*EXERCISE BRIEF*: Output the lines that follow exactly as they are.

— start of INPUT —

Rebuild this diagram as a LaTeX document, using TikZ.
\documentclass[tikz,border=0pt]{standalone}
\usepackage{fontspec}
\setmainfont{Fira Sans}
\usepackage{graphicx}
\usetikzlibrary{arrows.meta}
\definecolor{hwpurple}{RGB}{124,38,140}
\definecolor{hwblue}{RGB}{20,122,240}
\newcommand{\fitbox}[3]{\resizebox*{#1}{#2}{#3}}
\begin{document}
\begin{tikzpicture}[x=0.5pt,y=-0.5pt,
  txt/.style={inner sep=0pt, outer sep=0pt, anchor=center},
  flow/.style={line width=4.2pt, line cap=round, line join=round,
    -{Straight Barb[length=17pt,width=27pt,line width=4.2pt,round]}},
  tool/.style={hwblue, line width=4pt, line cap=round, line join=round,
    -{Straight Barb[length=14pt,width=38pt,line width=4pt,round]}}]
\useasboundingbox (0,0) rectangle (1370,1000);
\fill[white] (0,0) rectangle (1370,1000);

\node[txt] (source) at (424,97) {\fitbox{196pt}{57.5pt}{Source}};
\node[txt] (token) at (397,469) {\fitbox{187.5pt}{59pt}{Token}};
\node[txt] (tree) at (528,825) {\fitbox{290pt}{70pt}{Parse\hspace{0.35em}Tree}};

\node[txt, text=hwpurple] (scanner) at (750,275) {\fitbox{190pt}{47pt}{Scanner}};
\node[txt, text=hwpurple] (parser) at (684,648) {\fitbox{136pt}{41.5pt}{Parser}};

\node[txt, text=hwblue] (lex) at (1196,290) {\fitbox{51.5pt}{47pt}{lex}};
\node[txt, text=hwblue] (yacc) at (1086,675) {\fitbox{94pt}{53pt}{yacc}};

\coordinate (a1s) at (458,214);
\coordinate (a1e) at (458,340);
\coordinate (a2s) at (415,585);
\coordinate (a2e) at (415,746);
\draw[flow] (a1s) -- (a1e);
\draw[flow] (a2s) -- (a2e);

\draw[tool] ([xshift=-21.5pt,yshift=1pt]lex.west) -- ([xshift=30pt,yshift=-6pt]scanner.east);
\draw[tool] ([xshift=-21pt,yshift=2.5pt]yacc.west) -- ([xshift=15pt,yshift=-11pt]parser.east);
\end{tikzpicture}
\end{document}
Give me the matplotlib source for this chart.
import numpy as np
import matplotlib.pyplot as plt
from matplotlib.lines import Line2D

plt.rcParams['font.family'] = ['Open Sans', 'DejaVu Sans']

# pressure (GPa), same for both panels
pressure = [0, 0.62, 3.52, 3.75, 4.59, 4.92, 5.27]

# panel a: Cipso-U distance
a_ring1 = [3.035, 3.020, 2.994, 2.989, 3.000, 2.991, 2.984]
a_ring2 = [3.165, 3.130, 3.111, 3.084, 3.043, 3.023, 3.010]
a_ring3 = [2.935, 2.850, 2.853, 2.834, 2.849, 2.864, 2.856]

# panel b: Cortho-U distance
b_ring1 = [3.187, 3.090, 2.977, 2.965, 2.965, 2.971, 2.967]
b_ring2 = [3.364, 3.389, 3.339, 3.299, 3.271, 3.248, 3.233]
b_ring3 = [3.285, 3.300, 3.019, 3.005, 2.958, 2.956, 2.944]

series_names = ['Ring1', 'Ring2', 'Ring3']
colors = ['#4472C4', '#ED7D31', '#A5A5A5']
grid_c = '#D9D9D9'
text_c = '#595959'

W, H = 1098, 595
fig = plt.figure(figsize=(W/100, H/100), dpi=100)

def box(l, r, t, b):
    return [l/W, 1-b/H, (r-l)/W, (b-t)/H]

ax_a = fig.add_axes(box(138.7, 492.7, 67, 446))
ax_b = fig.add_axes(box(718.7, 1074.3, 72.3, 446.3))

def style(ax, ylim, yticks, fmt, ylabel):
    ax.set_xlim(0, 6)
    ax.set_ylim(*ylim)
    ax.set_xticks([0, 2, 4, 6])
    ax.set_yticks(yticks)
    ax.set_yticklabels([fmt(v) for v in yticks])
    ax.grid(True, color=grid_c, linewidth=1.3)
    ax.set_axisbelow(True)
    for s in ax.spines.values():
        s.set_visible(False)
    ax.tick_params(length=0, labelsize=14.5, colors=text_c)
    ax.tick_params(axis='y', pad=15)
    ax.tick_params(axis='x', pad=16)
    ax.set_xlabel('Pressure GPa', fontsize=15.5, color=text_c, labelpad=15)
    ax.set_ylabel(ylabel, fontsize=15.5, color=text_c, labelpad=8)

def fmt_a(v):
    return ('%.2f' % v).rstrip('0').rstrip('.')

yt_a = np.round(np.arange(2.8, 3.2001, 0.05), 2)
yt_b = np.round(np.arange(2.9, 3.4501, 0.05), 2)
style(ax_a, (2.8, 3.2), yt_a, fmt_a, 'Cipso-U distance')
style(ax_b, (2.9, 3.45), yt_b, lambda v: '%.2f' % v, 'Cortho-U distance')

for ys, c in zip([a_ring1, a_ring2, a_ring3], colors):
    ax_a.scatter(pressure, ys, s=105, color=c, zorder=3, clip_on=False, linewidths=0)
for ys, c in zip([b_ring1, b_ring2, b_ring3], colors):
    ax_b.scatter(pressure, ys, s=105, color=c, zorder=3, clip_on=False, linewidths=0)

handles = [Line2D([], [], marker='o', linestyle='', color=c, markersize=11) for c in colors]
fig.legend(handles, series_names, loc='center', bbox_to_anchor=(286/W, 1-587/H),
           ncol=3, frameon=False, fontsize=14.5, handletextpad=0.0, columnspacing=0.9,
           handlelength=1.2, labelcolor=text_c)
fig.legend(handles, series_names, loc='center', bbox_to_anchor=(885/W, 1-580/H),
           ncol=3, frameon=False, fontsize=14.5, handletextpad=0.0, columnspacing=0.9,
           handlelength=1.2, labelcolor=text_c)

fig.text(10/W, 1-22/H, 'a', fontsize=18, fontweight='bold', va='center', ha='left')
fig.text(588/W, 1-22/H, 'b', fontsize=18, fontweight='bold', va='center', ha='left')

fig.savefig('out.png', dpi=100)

— end of INPUT —

*TASK ANSWER*:
Rebuild this diagram as a LaTeX document, using TikZ.
\documentclass[tikz,border=0pt]{standalone}
\usepackage{fontspec}
\setmainfont{Fira Sans}
\usepackage{graphicx}
\usetikzlibrary{arrows.meta}
\definecolor{hwpurple}{RGB}{124,38,140}
\definecolor{hwblue}{RGB}{20,122,240}
\newcommand{\fitbox}[3]{\resizebox*{#1}{#2}{#3}}
\begin{document}
\begin{tikzpicture}[x=0.5pt,y=-0.5pt,
  txt/.style={inner sep=0pt, outer sep=0pt, anchor=center},
  flow/.style={line width=4.2pt, line cap=round, line join=round,
    -{Straight Barb[length=17pt,width=27pt,line width=4.2pt,round]}},
  tool/.style={hwblue, line width=4pt, line cap=round, line join=round,
    -{Straight Barb[length=14pt,width=38pt,line width=4pt,round]}}]
\useasboundingbox (0,0) rectangle (1370,1000);
\fill[white] (0,0) rectangle (1370,1000);

\node[txt] (source) at (424,97) {\fitbox{196pt}{57.5pt}{Source}};
\node[txt] (token) at (397,469) {\fitbox{187.5pt}{59pt}{Token}};
\node[txt] (tree) at (528,825) {\fitbox{290pt}{70pt}{Parse\hspace{0.35em}Tree}};

\node[txt, text=hwpurple] (scanner) at (750,275) {\fitbox{190pt}{47pt}{Scanner}};
\node[txt, text=hwpurple] (parser) at (684,648) {\fitbox{136pt}{41.5pt}{Parser}};

\node[txt, text=hwblue] (lex) at (1196,290) {\fitbox{51.5pt}{47pt}{lex}};
\node[txt, text=hwblue] (yacc) at (1086,675) {\fitbox{94pt}{53pt}{yacc}};

\coordinate (a1s) at (458,214);
\coordinate (a1e) at (458,340);
\coordinate (a2s) at (415,585);
\coordinate (a2e) at (415,746);
\draw[flow] (a1s) -- (a1e);
\draw[flow] (a2s) -- (a2e);

\draw[tool] ([xshift=-21.5pt,yshift=1pt]lex.west) -- ([xshift=30pt,yshift=-6pt]scanner.east);
\draw[tool] ([xshift=-21pt,yshift=2.5pt]yacc.west) -- ([xshift=15pt,yshift=-11pt]parser.east);
\end{tikzpicture}
\end{document}
Give me the matplotlib source for this chart.
import numpy as np
import matplotlib.pyplot as plt
from matplotlib.lines import Line2D

plt.rcParams['font.family'] = ['Open Sans', 'DejaVu Sans']

# pressure (GPa), same for both panels
pressure = [0, 0.62, 3.52, 3.75, 4.59, 4.92, 5.27]

# panel a: Cipso-U distance
a_ring1 = [3.035, 3.020, 2.994, 2.989, 3.000, 2.991, 2.984]
a_ring2 = [3.165, 3.130, 3.111, 3.084, 3.043, 3.023, 3.010]
a_ring3 = [2.935, 2.850, 2.853, 2.834, 2.849, 2.864, 2.856]

# panel b: Cortho-U distance
b_ring1 = [3.187, 3.090, 2.977, 2.965, 2.965, 2.971, 2.967]
b_ring2 = [3.364, 3.389, 3.339, 3.299, 3.271, 3.248, 3.233]
b_ring3 = [3.285, 3.300, 3.019, 3.005, 2.958, 2.956, 2.944]

series_names = ['Ring1', 'Ring2', 'Ring3']
colors = ['#4472C4', '#ED7D31', '#A5A5A5']
grid_c = '#D9D9D9'
text_c = '#595959'

W, H = 1098, 595
fig = plt.figure(figsize=(W/100, H/100), dpi=100)

def box(l, r, t, b):
    return [l/W, 1-b/H, (r-l)/W, (b-t)/H]

ax_a = fig.add_axes(box(138.7, 492.7, 67, 446))
ax_b = fig.add_axes(box(718.7, 1074.3, 72.3, 446.3))

def style(ax, ylim, yticks, fmt, ylabel):
    ax.set_xlim(0, 6)
    ax.set_ylim(*ylim)
    ax.set_xticks([0, 2, 4, 6])
    ax.set_yticks(yticks)
    ax.set_yticklabels([fmt(v) for v in yticks])
    ax.grid(True, color=grid_c, linewidth=1.3)
    ax.set_axisbelow(True)
    for s in ax.spines.values():
        s.set_visible(False)
    ax.tick_params(length=0, labelsize=14.5, colors=text_c)
    ax.tick_params(axis='y', pad=15)
    ax.tick_params(axis='x', pad=16)
    ax.set_xlabel('Pressure GPa', fontsize=15.5, color=text_c, labelpad=15)
    ax.set_ylabel(ylabel, fontsize=15.5, color=text_c, labelpad=8)

def fmt_a(v):
    return ('%.2f' % v).rstrip('0').rstrip('.')

yt_a = np.round(np.arange(2.8, 3.2001, 0.05), 2)
yt_b = np.round(np.arange(2.9, 3.4501, 0.05), 2)
style(ax_a, (2.8, 3.2), yt_a, fmt_a, 'Cipso-U distance')
style(ax_b, (2.9, 3.45), yt_b, lambda v: '%.2f' % v, 'Cortho-U distance')

for ys, c in zip([a_ring1, a_ring2, a_ring3], colors):
    ax_a.scatter(pressure, ys, s=105, color=c, zorder=3, clip_on=False, linewidths=0)
for ys, c in zip([b_ring1, b_ring2, b_ring3], colors):
    ax_b.scatter(pressure, ys, s=105, color=c, zorder=3, clip_on=False, linewidths=0)

handles = [Line2D([], [], marker='o', linestyle='', color=c, markersize=11) for c in colors]
fig.legend(handles, series_names, loc='center', bbox_to_anchor=(286/W, 1-587/H),
           ncol=3, frameon=False, fontsize=14.5, handletextpad=0.0, columnspacing=0.9,
           handlelength=1.2, labelcolor=text_c)
fig.legend(handles, series_names, loc='center', bbox_to_anchor=(885/W, 1-580/H),
           ncol=3, frameon=False, fontsize=14.5, handletextpad=0.0, columnspacing=0.9,
           handlelength=1.2, labelcolor=text_c)

fig.text(10/W, 1-22/H, 'a', fontsize=18, fontweight='bold', va='center', ha='left')
fig.text(588/W, 1-22/H, 'b', fontsize=18, fontweight='bold', va='center', ha='left')

fig.savefig('out.png', dpi=100)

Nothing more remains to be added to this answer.